The general ledger serves as the central accounting record, organizing transactions by account categories such as assets, liabilities, income, and expenses. Supporting this are subsidiary ledgers for accounts receivable, accounts payable, and fixed assets that provide detailed breakdowns of summary amounts in the general ledger.

Digital record-keeping has become standard practice, but businesses must ensure their electronic systems meet Finnish requirements for data integrity and accessibility. Records must be stored in formats that remain readable throughout the retention period, with backup systems protecting against data loss. Our financial management services help businesses establish compliant digital record-keeping systems that streamline ongoing accounting processes.

Common Accounting Compliance Mistakes New Businesses Make

New Finnish businesses frequently struggle with VAT compliance, particularly understanding when to register and how to handle different VAT rates for various products or services. Many startups delay VAT registration until after exceeding the threshold, missing the opportunity for voluntary early registration that could provide cash flow advantages through input VAT refunds.

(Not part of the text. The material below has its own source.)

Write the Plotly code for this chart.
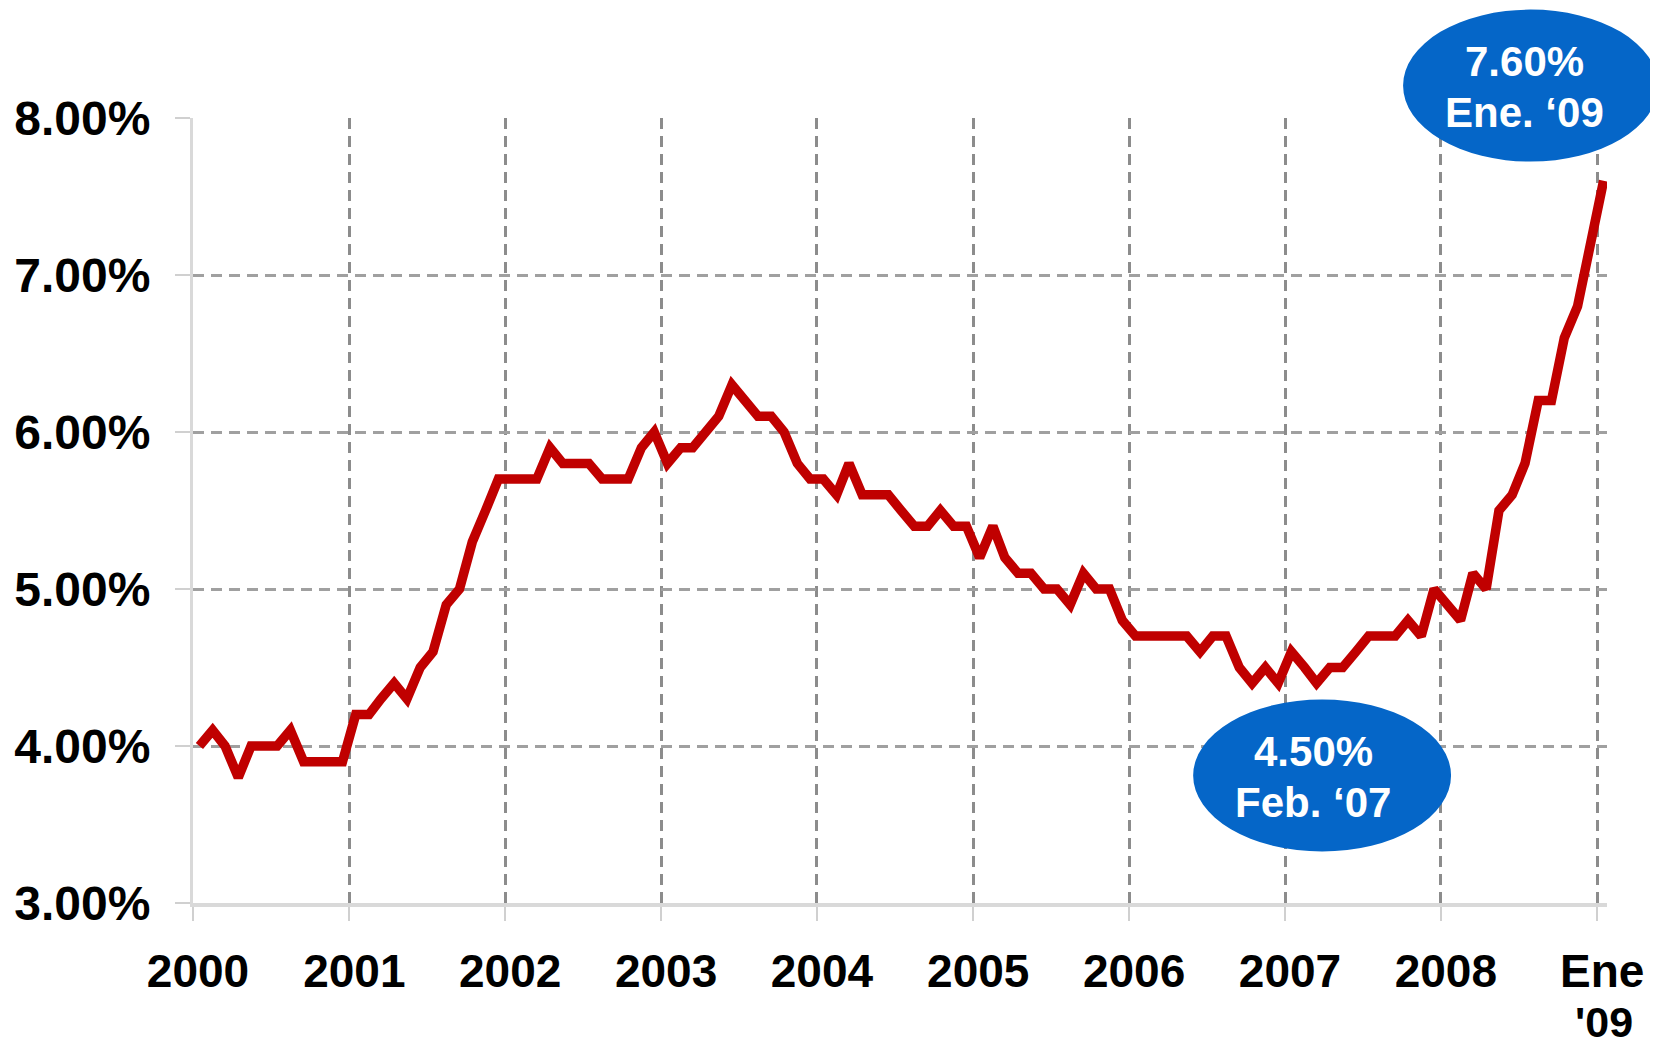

Inadequate documentation represents another common pitfall, with businesses failing to maintain proper supporting documents for expenses or mixing personal and business transactions. This creates problems during tax audits and can result in disallowed deductions, penalties, and additional tax assessments.

Payroll compliance errors occur when businesses underestimate the complexity of Finnish employment taxes and social security contributions. Mistakes in calculating withholdings, missing filing deadlines, or incorrect employee classification can trigger significant penalties and back-payment requirements that strain cash flow and damage business relationships.

When to Hire Professional Accounting Services in Finland

Professional accounting services become essential when business complexity exceeds your internal capabilities or when compliance risks outweigh the cost of professional help. This typically occurs when reaching VAT registration thresholds, hiring employees, or experiencing rapid growth that strains existing accounting systems.

Consider professional services if you lack confidence in Finnish tax law interpretation, struggle with monthly bookkeeping tasks, or need specialized knowledge for your industry sector. International businesses or those with cross-border transactions particularly benefit from professional guidance to navigate transfer pricing rules and international tax treaties.

The decision timing often depends on your comfort level with financial management and available time for accounting tasks. Our payroll administration services help businesses manage the complexities of Finnish employment obligations while ensuring full compliance with changing regulations. Early professional engagement prevents costly mistakes and establishes systems that support sustainable business growth in the Finnish market.